AVAILABLE DATA –
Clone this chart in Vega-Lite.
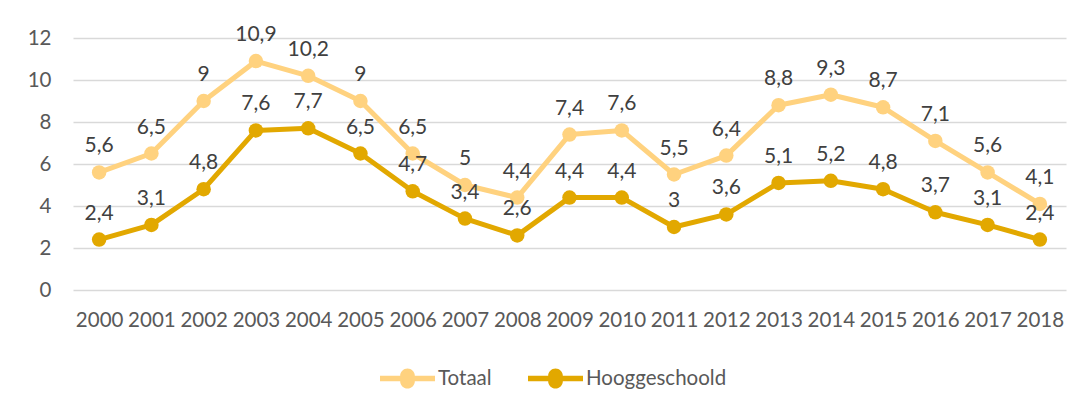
{
  "$schema": "https://vega.github.io/schema/vega-lite/v6.json",
  "width": 993,
  "height": 252,
  "autosize": {"type": "none"},
  "padding": {"left": 73, "top": 38, "right": 14, "bottom": 113},
  "background": "white",
  "config": {
    "view": {"stroke": null},
    "font": "Lato",
    "locale": {"number": {"decimal": ",", "thousands": ".", "grouping": [3], "currency": ["€", ""]}},
    "axis": {"labelFont": "Lato", "labelFontSize": 20.5, "labelColor": "#595959", "domain": false, "ticks": false, "title": null},
    "legend": {"labelFont": "Lato", "labelFontSize": 20.5, "labelColor": "#595959"}
  },
  "data": {
    "values": [
      {"year": "2000", "series": "Totaal", "value": 5.6},
      {"year": "2001", "series": "Totaal", "value": 6.5},
      {"year": "2002", "series": "Totaal", "value": 9},
      {"year": "2003", "series": "Totaal", "value": 10.9},
      {"year": "2004", "series": "Totaal", "value": 10.2},
      {"year": "2005", "series": "Totaal", "value": 9},
      {"year": "2006", "series": "Totaal", "value": 6.5},
      {"year": "2007", "series": "Totaal", "value": 5},
      {"year": "2008", "series": "Totaal", "value": 4.4},
      {"year": "2009", "series": "Totaal", "value": 7.4},
      {"year": "2010", "series": "Totaal", "value": 7.6},
      {"year": "2011", "series": "Totaal", "value": 5.5},
      {"year": "2012", "series": "Totaal", "value": 6.4},
      {"year": "2013", "series": "Totaal", "value": 8.8},
      {"year": "2014", "series": "Totaal", "value": 9.3},
      {"year": "2015", "series": "Totaal", "value": 8.7},
      {"year": "2016", "series": "Totaal", "value": 7.1},
      {"year": "2017", "series": "Totaal", "value": 5.6},
      {"year": "2018", "series": "Totaal", "value": 4.1},
      {"year": "2000", "series": "Hooggeschoold", "value": 2.4},
      {"year": "2001", "series": "Hooggeschoold", "value": 3.1},
      {"year": "2002", "series": "Hooggeschoold", "value": 4.8},
      {"year": "2003", "series": "Hooggeschoold", "value": 7.6},
      {"year": "2004", "series": "Hooggeschoold", "value": 7.7},
      {"year": "2005", "series": "Hooggeschoold", "value": 6.5},
      {"year": "2006", "series": "Hooggeschoold", "value": 4.7},
      {"year": "2007", "series": "Hooggeschoold", "value": 3.4},
      {"year": "2008", "series": "Hooggeschoold", "value": 2.6},
      {"year": "2009", "series": "Hooggeschoold", "value": 4.4},
      {"year": "2010", "series": "Hooggeschoold", "value": 4.4},
      {"year": "2011", "series": "Hooggeschoold", "value": 3},
      {"year": "2012", "series": "Hooggeschoold", "value": 3.6},
      {"year": "2013", "series": "Hooggeschoold", "value": 5.1},
      {"year": "2014", "series": "Hooggeschoold", "value": 5.2},
      {"year": "2015", "series": "Hooggeschoold", "value": 4.8},
      {"year": "2016", "series": "Hooggeschoold", "value": 3.7},
      {"year": "2017", "series": "Hooggeschoold", "value": 3.1},
      {"year": "2018", "series": "Hooggeschoold", "value": 2.4}
    ]
  },
  "encoding": {
    "x": {"field": "year", "type": "ordinal", "scale": {"type": "point", "padding": 0.5},
          "axis": {"labelAngle": 0, "labelPadding": 20, "grid": false}},
    "y": {"field": "value", "type": "quantitative", "scale": {"domain": [0, 12], "nice": false},
          "axis": {"values": [0, 2, 4, 6, 8, 10, 12], "labelPadding": 22, "grid": true, "gridColor": "#D9D9D9", "gridWidth": 1.5}}
  },
  "layer": [
    {
      "mark": {"type": "line", "strokeWidth": 5, "strokeJoin": "round"},
      "encoding": {
        "color": {"field": "series", "type": "nominal", "scale": {"domain": ["Totaal", "Hooggeschoold"], "range": ["#FFD27F", "#E2A800"]},
          "legend": {"orient": "none", "legendX": 316, "legendY": 322, "direction": "horizontal", "title": null,
                     "symbolType": "M-1.5,-0.15 H-0.4 A0.4,0.4 0 0,1 0.4,-0.15 H1.5 V0.15 H0.4 A0.4,0.4 0 0,1 -0.4,0.15 H-1.5 Z",
                     "symbolSize": 1344, "symbolOpacity": 1, "symbolStrokeWidth": 0, "columnPadding": 36, "labelOffset": 12}}
      }
    },
    {
      "mark": {"type": "point", "filled": true, "opacity": 1, "size": 210},
      "encoding": {
        "color": {"field": "series", "type": "nominal", "scale": {"domain": ["Totaal", "Hooggeschoold"], "range": ["#FFD27F", "#E2A800"]},
          "legend": {"orient": "none", "legendX": 316, "legendY": 322, "direction": "horizontal", "title": null,
                     "symbolType": "M-1.5,-0.15 H-0.4 A0.4,0.4 0 0,1 0.4,-0.15 H1.5 V0.15 H0.4 A0.4,0.4 0 0,1 -0.4,0.15 H-1.5 Z",
                     "symbolSize": 1344, "symbolOpacity": 1, "symbolStrokeWidth": 0, "columnPadding": 36, "labelOffset": 12}}
      }
    },
    {
      "mark": {"type": "text", "baseline": "middle", "dy": -26, "fontSize": 21, "color": "#404040", "font": "Lato"},
      "encoding": {
        "text": {"field": "value", "type": "quantitative", "format": ".3~g"}
      }
    }
  ]
}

TASK REQUIREMENTS – Repeat the data exactly, excluding the pictures.

WORKED SOLUTION –
Clone this chart in Vega-Lite.
{
  "$schema": "https://vega.github.io/schema/vega-lite/v6.json",
  "width": 993,
  "height": 252,
  "autosize": {"type": "none"},
  "padding": {"left": 73, "top": 38, "right": 14, "bottom": 113},
  "background": "white",
  "config": {
    "view": {"stroke": null},
    "font": "Lato",
    "locale": {"number": {"decimal": ",", "thousands": ".", "grouping": [3], "currency": ["€", ""]}},
    "axis": {"labelFont": "Lato", "labelFontSize": 20.5, "labelColor": "#595959", "domain": false, "ticks": false, "title": null},
    "legend": {"labelFont": "Lato", "labelFontSize": 20.5, "labelColor": "#595959"}
  },
  "data": {
    "values": [
      {"year": "2000", "series": "Totaal", "value": 5.6},
      {"year": "2001", "series": "Totaal", "value": 6.5},
      {"year": "2002", "series": "Totaal", "value": 9},
      {"year": "2003", "series": "Totaal", "value": 10.9},
      {"year": "2004", "series": "Totaal", "value": 10.2},
      {"year": "2005", "series": "Totaal", "value": 9},
      {"year": "2006", "series": "Totaal", "value": 6.5},
      {"year": "2007", "series": "Totaal", "value": 5},
      {"year": "2008", "series": "Totaal", "value": 4.4},
      {"year": "2009", "series": "Totaal", "value": 7.4},
      {"year": "2010", "series": "Totaal", "value": 7.6},
      {"year": "2011", "series": "Totaal", "value": 5.5},
      {"year": "2012", "series": "Totaal", "value": 6.4},
      {"year": "2013", "series": "Totaal", "value": 8.8},
      {"year": "2014", "series": "Totaal", "value": 9.3},
      {"year": "2015", "series": "Totaal", "value": 8.7},
      {"year": "2016", "series": "Totaal", "value": 7.1},
      {"year": "2017", "series": "Totaal", "value": 5.6},
      {"year": "2018", "series": "Totaal", "value": 4.1},
      {"year": "2000", "series": "Hooggeschoold", "value": 2.4},
      {"year": "2001", "series": "Hooggeschoold", "value": 3.1},
      {"year": "2002", "series": "Hooggeschoold", "value": 4.8},
      {"year": "2003", "series": "Hooggeschoold", "value": 7.6},
      {"year": "2004", "series": "Hooggeschoold", "value": 7.7},
      {"year": "2005", "series": "Hooggeschoold", "value": 6.5},
      {"year": "2006", "series": "Hooggeschoold", "value": 4.7},
      {"year": "2007", "series": "Hooggeschoold", "value": 3.4},
      {"year": "2008", "series": "Hooggeschoold", "value": 2.6},
      {"year": "2009", "series": "Hooggeschoold", "value": 4.4},
      {"year": "2010", "series": "Hooggeschoold", "value": 4.4},
      {"year": "2011", "series": "Hooggeschoold", "value": 3},
      {"year": "2012", "series": "Hooggeschoold", "value": 3.6},
      {"year": "2013", "series": "Hooggeschoold", "value": 5.1},
      {"year": "2014", "series": "Hooggeschoold", "value": 5.2},
      {"year": "2015", "series": "Hooggeschoold", "value": 4.8},
      {"year": "2016", "series": "Hooggeschoold", "value": 3.7},
      {"year": "2017", "series": "Hooggeschoold", "value": 3.1},
      {"year": "2018", "series": "Hooggeschoold", "value": 2.4}
    ]
  },
  "encoding": {
    "x": {"field": "year", "type": "ordinal", "scale": {"type": "point", "padding": 0.5},
          "axis": {"labelAngle": 0, "labelPadding": 20, "grid": false}},
    "y": {"field": "value", "type": "quantitative", "scale": {"domain": [0, 12], "nice": false},
          "axis": {"values": [0, 2, 4, 6, 8, 10, 12], "labelPadding": 22, "grid": true, "gridColor": "#D9D9D9", "gridWidth": 1.5}}
  },
  "layer": [
    {
      "mark": {"type": "line", "strokeWidth": 5, "strokeJoin": "round"},
      "encoding": {
        "color": {"field": "series", "type": "nominal", "scale": {"domain": ["Totaal", "Hooggeschoold"], "range": ["#FFD27F", "#E2A800"]},
          "legend": {"orient": "none", "legendX": 316, "legendY": 322, "direction": "horizontal", "title": null,
                     "symbolType": "M-1.5,-0.15 H-0.4 A0.4,0.4 0 0,1 0.4,-0.15 H1.5 V0.15 H0.4 A0.4,0.4 0 0,1 -0.4,0.15 H-1.5 Z",
                     "symbolSize": 1344, "symbolOpacity": 1, "symbolStrokeWidth": 0, "columnPadding": 36, "labelOffset": 12}}
      }
    },
    {
      "mark": {"type": "point", "filled": true, "opacity": 1, "size": 210},
      "encoding": {
        "color": {"field": "series", "type": "nominal", "scale": {"domain": ["Totaal", "Hooggeschoold"], "range": ["#FFD27F", "#E2A800"]},
          "legend": {"orient": "none", "legendX": 316, "legendY": 322, "direction": "horizontal", "title": null,
                     "symbolType": "M-1.5,-0.15 H-0.4 A0.4,0.4 0 0,1 0.4,-0.15 H1.5 V0.15 H0.4 A0.4,0.4 0 0,1 -0.4,0.15 H-1.5 Z",
                     "symbolSize": 1344, "symbolOpacity": 1, "symbolStrokeWidth": 0, "columnPadding": 36, "labelOffset": 12}}
      }
    },
    {
      "mark": {"type": "text", "baseline": "middle", "dy": -26, "fontSize": 21, "color": "#404040", "font": "Lato"},
      "encoding": {
        "text": {"field": "value", "type": "quantitative", "format": ".3~g"}
      }
    }
  ]
}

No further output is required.